I saw many buffalo, cattle and also deer, slaughtered in Indonesia during the 1970s. There was usually praying, the beast’s head was secured, and then a sharp knife used to saw through the neck. I write ‘saw’ because the neck is thick and as I watched it seemed to take time for the knife to get to the artery. Death as I watched always appeared slow and painful.
None of the incidences were as traumatic as the television footage on ABC TV Four Corners program on Monday night, but none of the animals I saw killed were stunned first.
I was exposed to these incidences because my father managed a cattle ranch and beasts were killed according to Halal custom for the many families who lived on the ranch. I also saw animals killed at local festivities, deer hunts and other events that typically involved the very public slaughter of a live animal.
The most bloody was probably a non-Moslem burial in animist Tana Toraja. I remember it as described at Wikipedia:
“Slaughtering tens of water buffalo and hundreds of pigs using a machete is the climax of the elaborate death feast, with dancing and music and young boys who catch spurting blood in long bamboo tubes.”
The way animals are killed in Indonesia has much to do with culture and tradition and it is not done in a way the RSPCA or most Australians would consider humane.

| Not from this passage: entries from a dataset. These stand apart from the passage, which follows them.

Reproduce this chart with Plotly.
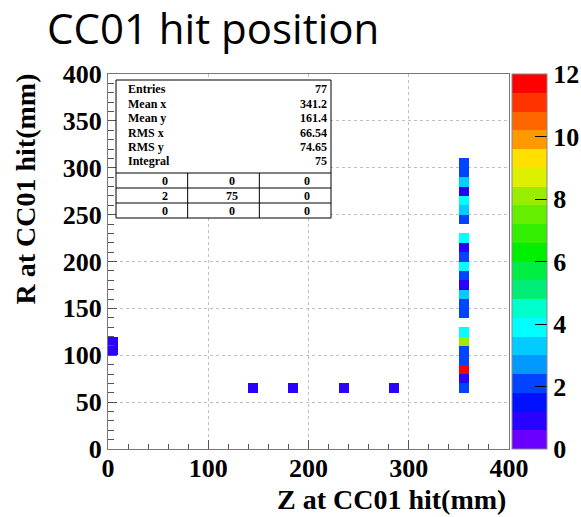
import plotly.graph_objects as go

# ---------------- data ----------------
bin_width = 10
n_bins = 40
# column of hits at Z = 350-360 mm
col_z = 350
col_r = [60, 70, 80, 90, 100, 110, 120, 140, 150, 160, 170, 180, 190, 200,
         210, 220, 240, 250, 260, 270, 280, 290, 300]
col_counts = [2, 1, 12, 2, 2, 8, 4, 2, 2, 3, 1, 2, 4, 2,
              1, 4, 2, 3, 4, 1, 3, 2, 2]
# row of hits at R = 60-70 mm
row_r = 60
row_z = [140, 180, 230, 280]
row_counts = [1, 1, 1, 1]
# hits at Z = 0-10 mm
left_z = 0
left_r = [100, 110]
left_counts = [1, 1]

stat_names = ["Entries", "Mean x", "Mean y", "RMS x", "RMS y", "Integral"]
stat_values = ["77", "341.2", "161.4", "66.54", "74.65", "75"]
table_cells = [["0", "0", "0"], ["2", "75", "0"], ["0", "0", "0"]]

x_ticks = [0, 100, 200, 300, 400]
y_ticks = [0, 50, 100, 150, 200, 250, 300, 350, 400]
cbar_ticks = [0, 2, 4, 6, 8, 10, 12]

band_colors = ["#6a00ff", "#2a00ff", "#0011ff", "#0044ff", "#0099ff", "#00ccff",
               "#00ffff", "#00ffcc", "#00ee77", "#00ee44", "#00ee00", "#33ee00",
               "#66ee00", "#99ee00", "#ddf000", "#ffe000", "#ff9900", "#ff6600",
               "#ff3300", "#ff0000"]

# ---------------- build histogram ----------------
centers = [bin_width * i + bin_width / 2 for i in range(n_bins)]
z = [[None] * n_bins for _ in range(n_bins)]
for r, c in zip(col_r, col_counts):
    z[r // bin_width][col_z // bin_width] = c
for zz, c in zip(row_z, row_counts):
    z[row_r // bin_width][zz // bin_width] = c
for r, c in zip(left_r, left_counts):
    z[r // bin_width][left_z // bin_width] = c

nb = len(band_colors)
eps = 1e-4
colorscale = []
for i, col in enumerate(band_colors):
    lo = 0.0 if i == 0 else i / nb - eps
    hi = 1.0 if i == nb - 1 else (i + 1) / nb - eps
    colorscale.append([lo, col])
    colorscale.append([hi, col])

# ---------------- geometry ----------------
W, H = 581, 517
L, R, T, B = 108, 509, 74, 449
pw, ph = R - L, B - T


def xp(px):
    return (px - L) / pw


def yp(py):
    return (B - py) / ph


serif = "Liberation Serif"
bold_font = dict(family=serif, size=26, color="black", weight="bold")

fig = go.Figure()
fig.add_trace(go.Heatmap(
    x=centers, y=centers, z=z, zmin=0, zmax=12,
    colorscale=colorscale, hoverongaps=False,
    colorbar=dict(
        thickness=35, thicknessmode="pixels", len=1.0, lenmode="fraction",
        x=xp(512), xanchor="left", xpad=0, y=0.5, yanchor="middle", ypad=0,
        outlinewidth=1, outlinecolor="#888888",
        tickmode="array", tickvals=cbar_ticks, ticks="inside", ticklen=12,
        tickcolor="black", tickfont=dict(family=serif, size=26, color="black", weight="bold"),
    ),
))

axis_common = dict(
    showline=True, linecolor="#777777", linewidth=1, mirror=True,
    showgrid=True, gridcolor="#c0c0c0", griddash="dot", gridwidth=1,
    zeroline=False, ticks="inside", tickcolor="#555555", ticklen=9,
    tickfont=bold_font,
)
fig.update_layout(
    width=W, height=H,
    margin=dict(l=L, r=W - R, t=T, b=H - B, autoexpand=False),
    paper_bgcolor="white", plot_bgcolor="white",
    xaxis=dict(range=[0, 400], tickmode="array", tickvals=x_ticks, ticklabelstandoff=-4,
               minor=dict(dtick=20, ticks="inside", ticklen=5, tickcolor="#555555", showgrid=False),
               **axis_common),
    yaxis=dict(range=[0, 400], tickmode="array", tickvals=y_ticks,
               minor=dict(dtick=10, ticks="inside", ticklen=6, tickcolor="#555555", showgrid=False),
               **axis_common),
    showlegend=False,
)

shapes = []
annotations = []

# title
annotations.append(dict(text="CC01 hit position", x=xp(45), y=yp(27), xref="paper", yref="paper",
                        xanchor="left", yanchor="middle", showarrow=False,
                        font=dict(family="Open Sans", size=42, color="black")))
# axis titles
annotations.append(dict(text="Z at CC01 hit(mm)", x=xp(508), y=yp(499), xref="paper", yref="paper",
                        xanchor="right", yanchor="middle", showarrow=False,
                        font=dict(family=serif, size=28, color="black", weight="bold")))
annotations.append(dict(text="R at CC01 hit(mm)", x=xp(25), y=yp(72), xref="paper", yref="paper",
                        xanchor="center", yanchor="top", textangle=-90, showarrow=False,
                        font=dict(family=serif, size=28, color="black", weight="bold")))

# stats box
bx0, bx1, by0, by1 = 116, 331, 80, 218
shapes.append(dict(type="rect", xref="paper", yref="paper", x0=xp(bx0), x1=xp(bx1),
                   y0=yp(by1), y1=yp(by0), line=dict(color="black", width=1),
                   fillcolor="white", layer="above"))
row_ys = [89, 103.5, 118, 132.5, 147, 160.5]
small = dict(family=serif, size=12, color="black", weight="bold")
for name, val, yy in zip(stat_names, stat_values, row_ys):
    annotations.append(dict(text=name, x=xp(126), y=yp(yy), xref="paper", yref="paper",
                            xanchor="left", yanchor="middle", showarrow=False, font=small))
    annotations.append(dict(text=val, x=xp(329), y=yp(yy), xref="paper", yref="paper",
                            xanchor="right", yanchor="middle", showarrow=False, font=small))
line_ys = [173, 188, 203]
for ly in line_ys:
    shapes.append(dict(type="line", xref="paper", yref="paper", x0=xp(bx0), x1=xp(bx1),
                       y0=yp(ly), y1=yp(ly), line=dict(color="black", width=1), layer="above"))
col_w = (bx1 - bx0) / 3
for k in (1, 2):
    vx = bx0 + k * col_w
    shapes.append(dict(type="line", xref="paper", yref="paper", x0=xp(vx), x1=xp(vx),
                       y0=yp(by1), y1=yp(173), line=dict(color="black", width=1), layer="above"))
cell_xs = [165, 232, 307]
cell_ys = [180.5, 195.5, 210.5]
for row, cy in zip(table_cells, cell_ys):
    for txt, cx in zip(row, cell_xs):
        annotations.append(dict(text=txt, x=xp(cx), y=yp(cy), xref="paper", yref="paper",
                                xanchor="center", yanchor="middle", showarrow=False, font=small))

fig.update_layout(shapes=shapes, annotations=annotations)
fig.write_html("out.html")
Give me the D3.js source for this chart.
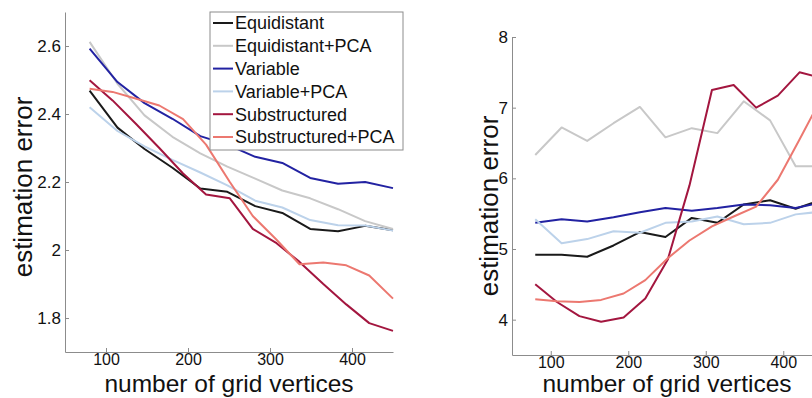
<!DOCTYPE html>
<html>
<head>
<meta charset="utf-8">
<script src="https://cdn.jsdelivr.net/npm/d3@7"></script>
<style>
  body { margin: 0; background: #fff; }
  svg text { font-family: "Liberation Sans", Arial, sans-serif; fill: #111; }
  .axis path, .axis line { stroke: #8c8c8c; }
</style>
</head>
<body>
<svg id="chart" width="812" height="398"></svg>
<script>
// series labels and colours (legend order)
const seriesNames = ["Equidistant", "Equidistant+PCA", "Variable", "Variable+PCA", "Substructured", "Substructured+PCA"];
const seriesColors = ["#1a1a1a", "#c8c8c8", "#2222a2", "#bcd2ea", "#a3163f", "#ec7870"];

// number of grid vertices
const xGrid = [80, 114, 147, 181, 215, 248, 282, 315, 349, 383, 416, 450];
const xSub = [80, 108, 137, 165, 194, 222, 251, 279, 308, 336, 365, 393, 421, 450];

// left panel
const leftEquidistant = [2.469, 2.36, 2.297, 2.242, 2.181, 2.171, 2.129, 2.109, 2.062, 2.055, 2.071, 2.058];
const leftEquidistantPCA = [2.612, 2.489, 2.396, 2.333, 2.284, 2.245, 2.21, 2.175, 2.152, 2.12, 2.085, 2.062];
const leftVariable = [2.592, 2.494, 2.432, 2.386, 2.335, 2.31, 2.274, 2.256, 2.212, 2.195, 2.2, 2.182];
const leftVariablePCA = [2.42, 2.35, 2.305, 2.265, 2.228, 2.19, 2.145, 2.125, 2.088, 2.073, 2.072, 2.057];
const leftSubstructured = [2.499, 2.44, 2.37, 2.3, 2.225, 2.163, 2.152, 2.062, 2.02, 1.965, 1.9, 1.84, 1.785, 1.762];
const leftSubstructuredPCA = [2.474, 2.465, 2.445, 2.425, 2.385, 2.31, 2.2, 2.1, 2.03, 1.958, 1.963, 1.955, 1.925, 1.857];

// right panel
const rightEquidistant = [4.92, 4.92, 4.89, 5.05, 5.24, 5.17, 5.44, 5.37, 5.63, 5.69, 5.57, 5.7];
const rightEquidistantPCA = [6.33, 6.72, 6.53, 6.78, 7.01, 6.58, 6.71, 6.64, 7.09, 6.82, 6.17, 6.17];
const rightVariable = [5.37, 5.42, 5.39, 5.45, 5.52, 5.58, 5.54, 5.58, 5.63, 5.62, 5.58, 5.66];
const rightVariablePCA = [5.42, 5.08, 5.14, 5.25, 5.23, 5.37, 5.39, 5.46, 5.35, 5.37, 5.49, 5.53];
const rightSubstructured = [4.5, 4.25, 4.05, 3.97, 4.03, 4.3, 4.85, 5.9, 7.25, 7.32, 7.0, 7.17, 7.5, 7.42];
const rightSubstructuredPCA = [4.29, 4.26, 4.25, 4.28, 4.37, 4.56, 4.87, 5.12, 5.32, 5.46, 5.6, 5.98, 6.55, 7.15];

const xTicks = [100, 200, 300, 400];
const leftYTicks = [1.8, 2, 2.2, 2.4, 2.6];
const rightYTicks = [4, 5, 6, 7, 8];

const svg = d3.select("#chart");

function drawPanel(opts) {
  let x = d3.scaleLinear().domain([50, 450]).range([opts.x0, opts.x1]);
  let y = d3.scaleLinear().domain(opts.yDomain).range([opts.y1, opts.y0]);
  let g = svg.append("g");

  g.append("g")
    .attr("class", "axis")
    .attr("transform", `translate(0,${opts.y1})`)
    .call(d3.axisBottom(x).tickValues(xTicks).tickSizeInner(-4).tickSizeOuter(0).tickPadding(2))
    .call(a => a.selectAll("text").style("font-size", "16px").attr("fill", "#111"));

  g.append("g")
    .attr("class", "axis")
    .attr("transform", `translate(${opts.x0},0)`)
    .call(d3.axisLeft(y).tickValues(opts.yTicks).tickSizeInner(-4).tickSizeOuter(0).tickPadding(4)
      .tickFormat(d3.format("")))
    .call(a => a.selectAll("text").style("font-size", "17px").attr("fill", "#111"));

  let line = d3.line()
    .x(d => x(d[0]))
    .y(d => y(d[1]));

  opts.series.forEach((s, i) => {
    g.append("path")
      .datum(s.xs.map((v, j) => [v, s.ys[j]]))
      .attr("fill", "none")
      .attr("stroke", seriesColors[i])
      .attr("stroke-width", 2)
      .attr("stroke-linejoin", "round")
      .attr("d", line);
  });

  g.append("text")
    .attr("x", (opts.x0 + opts.x1) / 2)
    .attr("y", 392)
    .attr("text-anchor", "middle")
    .style("font-size", "24.5px")
    .text("number of grid vertices");

  g.append("text")
    .attr("transform", `translate(${opts.yTitleX},${opts.yTitleY}) rotate(-90)`)
    .attr("text-anchor", "middle")
    .style("font-size", "26px")
    .text("estimation error");

  return g;
}

drawPanel({
  x0: 65, x1: 393, y0: 12, y1: 352,
  yDomain: [1.7, 2.7], yTicks: leftYTicks,
  yTitleX: 32, yTitleY: 187,
  series: [
    { xs: xGrid, ys: leftEquidistant },
    { xs: xGrid, ys: leftEquidistantPCA },
    { xs: xGrid, ys: leftVariable },
    { xs: xGrid, ys: leftVariablePCA },
    { xs: xSub, ys: leftSubstructured },
    { xs: xSub, ys: leftSubstructuredPCA }
  ]
});

drawPanel({
  x0: 512, x1: 822, y0: 37, y1: 355,
  yDomain: [3.5, 8], yTicks: rightYTicks,
  yTitleX: 498, yTitleY: 206,
  series: [
    { xs: xGrid, ys: rightEquidistant },
    { xs: xGrid, ys: rightEquidistantPCA },
    { xs: xGrid, ys: rightVariable },
    { xs: xGrid, ys: rightVariablePCA },
    { xs: xSub, ys: rightSubstructured },
    { xs: xSub, ys: rightSubstructuredPCA }
  ]
});

// legend (left panel)
let legend = svg.append("g").attr("transform", "translate(210,12)");
legend.append("rect")
  .attr("width", 193)
  .attr("height", 138)
  .attr("fill", "#fff")
  .attr("stroke", "#8c8c8c");

let rowH = 22.8;
let item = legend.selectAll("g.item")
  .data(seriesNames)
  .enter()
  .append("g")
  .classed("item", true)
  .attr("transform", (d, i) => `translate(0,${11 + i * rowH})`);

item.append("line")
  .attr("x1", 3).attr("x2", 23)
  .attr("stroke", (d, i) => seriesColors[i])
  .attr("stroke-width", 2);

item.append("text")
  .attr("x", 25)
  .attr("dy", "0.36em")
  .style("font-size", "18px")
  .text(d => d);
</script>
</body>
</html>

Indeed it is brutal.
The reality is that despite protests from animal rights activists for many years, still only a tiny percentage of Indonesian abattoirs stun the beasts before killing them. And stunning is not going to happen at cultural festivals were witnessing live slaughter is a feature of the event.
In response to the Four Corners program the Australian government has suspended live export to Indonesia. In response, Sri Mukartini, the head of animal welfare at Indonesia’s agriculture ministry, has commented, “Animal welfare is a relatively new issue in Indonesia. We’re still developing regulations.”
The bottom line is that in Indonesia, Australian cattle aren’t singled out for a brutal death. Life and death is much more brutual for many people and many animals.
Banning live export will impact on our relationship with that country, deepening the cultural divide. And frozen meat from Australia is not going to replace live exports because meat is still sold warm in markets in Indonesia because not everyone has refrigeration.